Jerome Dotson is a native of Atlanta, Georgia and a graduate of Morehouse College. He holds a Ph.D. in U.S. history and an M.A. in African American Studies from the University of Wisconsin-Madison. His research and teaching interests focus on the African American history, Southern food ways, hip hop, folklore and politics of the body. He previously taught at the University of Washington and Seattle University.

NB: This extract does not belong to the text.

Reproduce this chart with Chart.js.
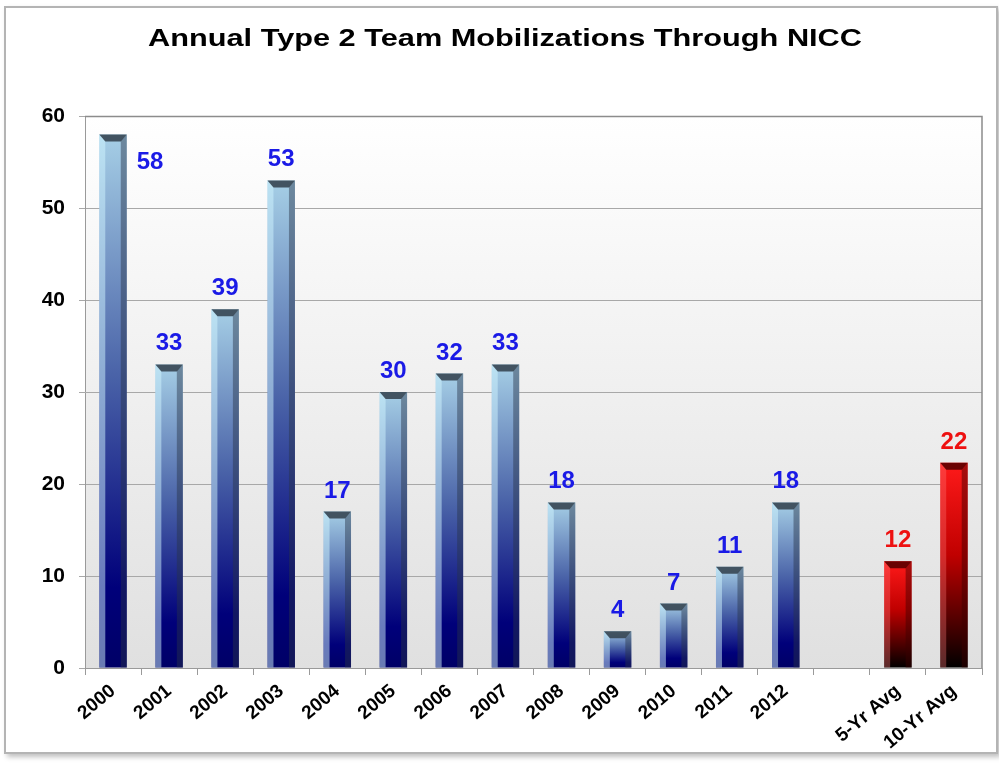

Currently he is working on a book length manuscript, which is tentatively titled Contested Consumption: Race, Diet and Slavery in the Cotton South, 1830-1865. This work explores the cultural, social, and political significance of food consumption for slaves and slave owners in the U.S. South. Food consumption marked social hierarchies, fueled political debates over slavery, and shaped ideas about embodied racial difference. For slave owners, their ability to monitor and dictate the types of foods eaten by slaves helped reinforce their authority over the black bodies they owned. Furthermore, their regulation of slaves’ fare provided a way for slave owners to defend the South’s “peculiar institution” against abolitionists who used stories of underfed slaves to further their anti-slavery cause. Meanwhile, slaves across the diaspora told stories that focused on acquiring food as a symbol of status.
Beyond writing on slavery, Prof. Dotson also teaches and writes about hip hop culture. Currently, he is working on a conference paper which examines diet, Black Nationalism and hip hop in the 1980s and 1990s.